(BRIDGEVILLE, Del.) - One school. One-million acts of kindness. That is the goal of Woodbridge High School this year.

School Counselor Su Chafin launched a new program to crack down on bullying. The program is called Students for One-Million Acts of Kindness, or S.M.A.K for short. The goal is to track students' acts of kindness online in hopes of hitting the one-million mark by the end of the year.

"If we shine a light on what kids are good at hopefully those acts will grow," Chafin said. "We have different categories. Kindness to the environment, kindness to your community, kindness to your school, and kindness to yourself."

Acts such as opening a door for someone or smiling can count for points. Bigger acts such as food drives or charity collections count for more points.
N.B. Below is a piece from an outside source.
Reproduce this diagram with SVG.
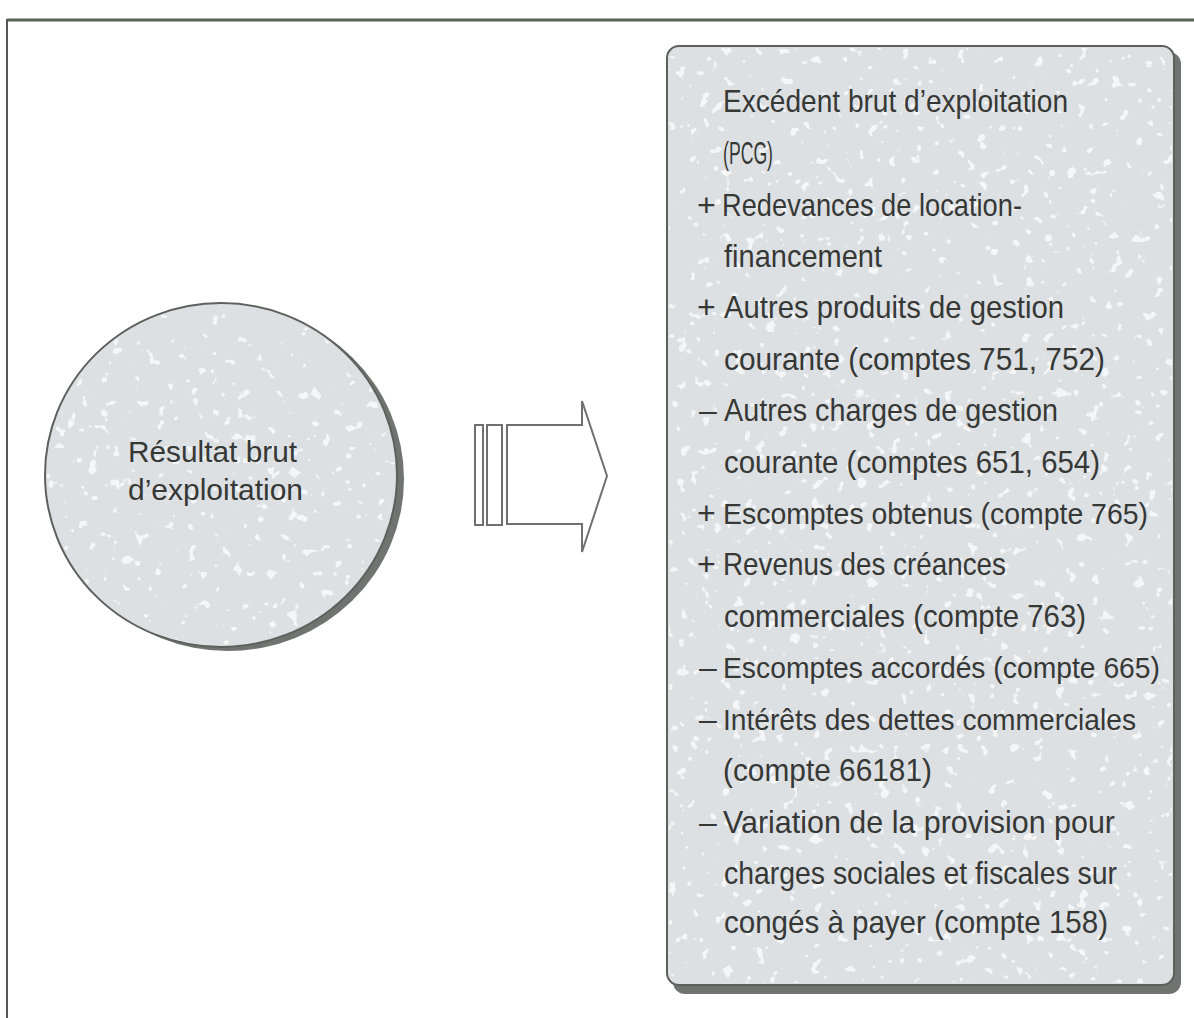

Teachers are planning to do some crazy things to reach the mark of one-million. They plan to reward the students when the high numbers are reached.

"This staff is willing to be human ice cream sundays, ride a donkey through the halls, and even skydive," Chafin said.

Sophomore Liz Brown said she wants to be remembered at Woodbridge High, and this program is the way to make that happen.

"I definitely want to make a difference in this school," Brown said. "I've been bullied from elementary school all the way through high school. I've learned it's not okay."

WRDE News asked principal Bob Adams what he was willing to do to reach that one-million mark.

"Ms. Chafin keeps telling me the final reward has something to do with me and a helicopter," Adams said. "I'm not sure what that is about yet."

Students at Woodbridge said there is power in numbers. They are proud to attend a school that uses that power for change.